Cuando llegaron a la sala de los akinzi se pusieron a trabajar de inmediato. Lo habían planeado durante toda la semana y sabían lo que tenían que hacer y cómo.

Tenían que forzar cuatro cerraduras, una en el centro de cada lado del cubo de cristal, situadas en la base, en el reborde de acero entre el cristal y el suelo. Una vez que esas cerraduras estuvieran abiertas podrían apartar el cubo de cristal.

Chefwick traía consigo un maletín negro como los que suelen usar los médicos; lo abrió y aparecieron muchas herramientas finas de metal, unas herramientas que los médicos no debían de haber visto nunca. Greenwood y Dortmunder, flanqueándole, vigilaban las puertas de salida, la galería del tercer piso que dominaba la sala, las escaleras y la escalera mecánica del frente del edificio, donde podían ver el resplandor rojo que subía del vestíbulo; mientras vigilaban cuidadosamente todo esto Chefwick se puso a trabajar en las cerraduras.

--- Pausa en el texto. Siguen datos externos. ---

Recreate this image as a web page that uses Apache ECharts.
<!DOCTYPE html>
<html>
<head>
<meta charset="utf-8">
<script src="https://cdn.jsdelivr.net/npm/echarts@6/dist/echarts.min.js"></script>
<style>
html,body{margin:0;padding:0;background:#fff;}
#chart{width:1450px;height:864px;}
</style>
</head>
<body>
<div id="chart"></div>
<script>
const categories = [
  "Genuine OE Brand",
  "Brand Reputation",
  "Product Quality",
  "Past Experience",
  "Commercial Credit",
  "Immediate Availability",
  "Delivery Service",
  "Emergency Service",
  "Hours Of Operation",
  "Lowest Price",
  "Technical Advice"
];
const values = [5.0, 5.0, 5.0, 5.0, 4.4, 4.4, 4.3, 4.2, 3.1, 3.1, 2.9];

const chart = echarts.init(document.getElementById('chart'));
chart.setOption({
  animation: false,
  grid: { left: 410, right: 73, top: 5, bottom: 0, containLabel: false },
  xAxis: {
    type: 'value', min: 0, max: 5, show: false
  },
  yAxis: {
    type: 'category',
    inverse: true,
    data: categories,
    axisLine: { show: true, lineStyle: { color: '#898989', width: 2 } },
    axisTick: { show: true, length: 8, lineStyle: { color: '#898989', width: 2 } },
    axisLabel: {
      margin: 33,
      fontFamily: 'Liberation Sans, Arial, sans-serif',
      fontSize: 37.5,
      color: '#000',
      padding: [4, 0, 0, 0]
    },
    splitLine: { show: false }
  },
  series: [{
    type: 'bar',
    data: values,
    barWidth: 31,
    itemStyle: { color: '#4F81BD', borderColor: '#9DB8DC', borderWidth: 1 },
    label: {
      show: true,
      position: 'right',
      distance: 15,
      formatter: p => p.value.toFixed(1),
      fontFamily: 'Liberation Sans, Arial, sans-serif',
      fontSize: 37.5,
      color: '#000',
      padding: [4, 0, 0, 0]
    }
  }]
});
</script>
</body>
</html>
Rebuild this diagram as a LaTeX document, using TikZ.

La primera le llevó tres minutos, pero aprendió el sistema y acabó con las otras tres en menos de cuatro minutos. A pesar de eso, siete minutos era demasiado tiempo. El resplandor rojo perdía intensidad y el ruido de abajo menguaba; los guardias volverían muy pronto a sus puestos. Dortmunder se contuvo para no decirle a Chefwick que se diera prisa. Además, sabía que Chefwick estaba haciéndolo lo mejor que podía.